Local residents meanwhile have complained about the noise of the fireworks and of concert-goers making their way home.
Warren Mitchell, famous for playing Alf Garnett in Till Death Us Do Part, owns a home near Kenwood and is one of the most vocal critics. He said last week: "I used to take my children and it was a wonderful introduction to classical music. It was full of people who were genuinely interested in the music and enjoying the lovely setting.
"Today, there has been a definite dumbing down. Like a rock concert, it has become purely a matter of making money by pulling in the biggest crowds.
"After the concerts there are always lots of drunken louts wandering around, and the noise from the music and fireworks means pets have to be tranquillised and we residents can't sit out in our own gardens."
The concerts began in 1951, when Frank Wright, a London County Council music adviser, said programmes should concentrate on music that was "robust, with apt-sounding titles for the open air". In the first concert, the London Symphony Orchestra played Handel's Water Music, Beethoven's Pastoral Symphony and Mendelssohn's Overture to A Midsummer Night's Dream.

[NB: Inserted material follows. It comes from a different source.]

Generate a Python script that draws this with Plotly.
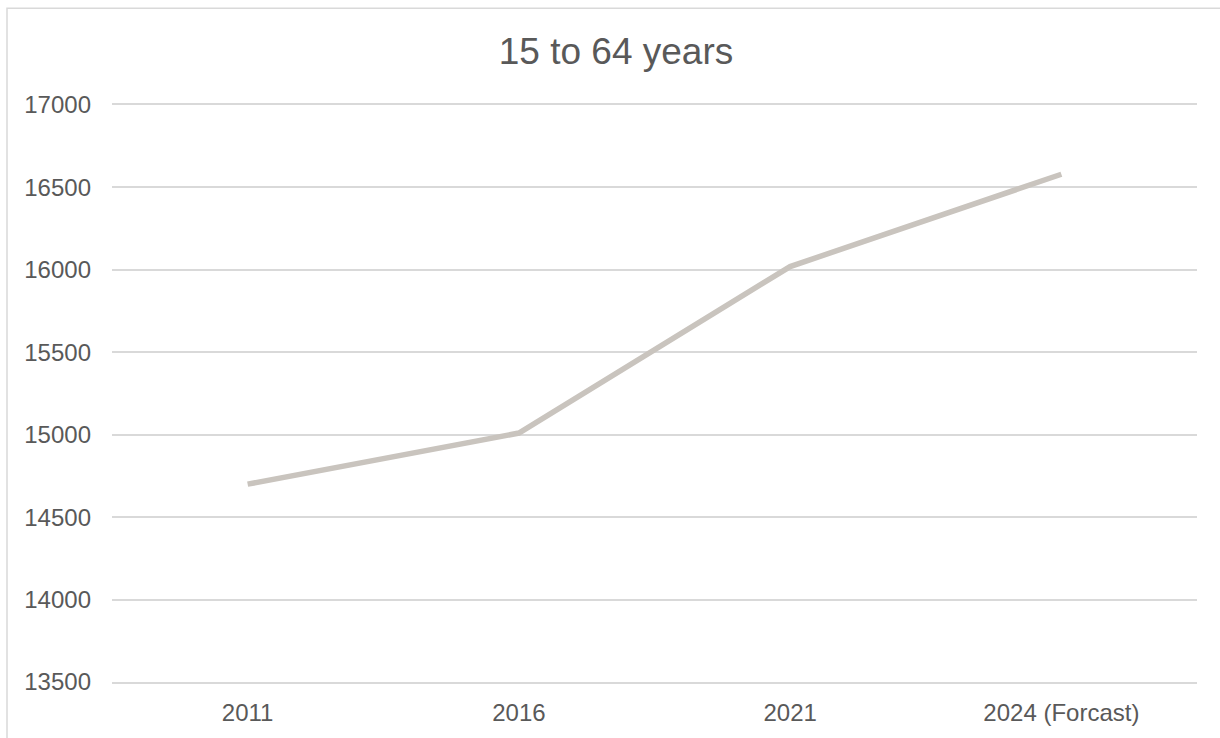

In recent years, however, the scope has broadened to include brass bands, jazz concerts, opera galas and nights of movie and film music, such as the themes from Star Wars and ET.
Brendan Nolan, editor of the Highgate Society's magazine, believes that, since the organisation of the concerts was given to the International Management Group, a commercial venture, standards have declined to the point where it is fireworks with everything.
"There are sometimes good reasons for using fireworks, such as in Beethoven's Battle Symphony, but they are putting on Vivaldi's Four Seasons and I don't know how they are going to put fireworks into that. A lot of people round here are fed up with it."
Jasper Hope, a manager at IMG, agreed that concerts were no longer necessarily aimed at the most serious classical-music lover. "These are large-scale open-air concerts that are not trying to appeal to the same sort of audience who would go to the Barbican or somewhere similar on a Saturday night.
"Our concerts are aimed at a wider audience, including people with families. Last week, all 8,000 tickets were sold for the Kiri te Kanawa concert and we regularly get close to that figure, so we must be doing something right."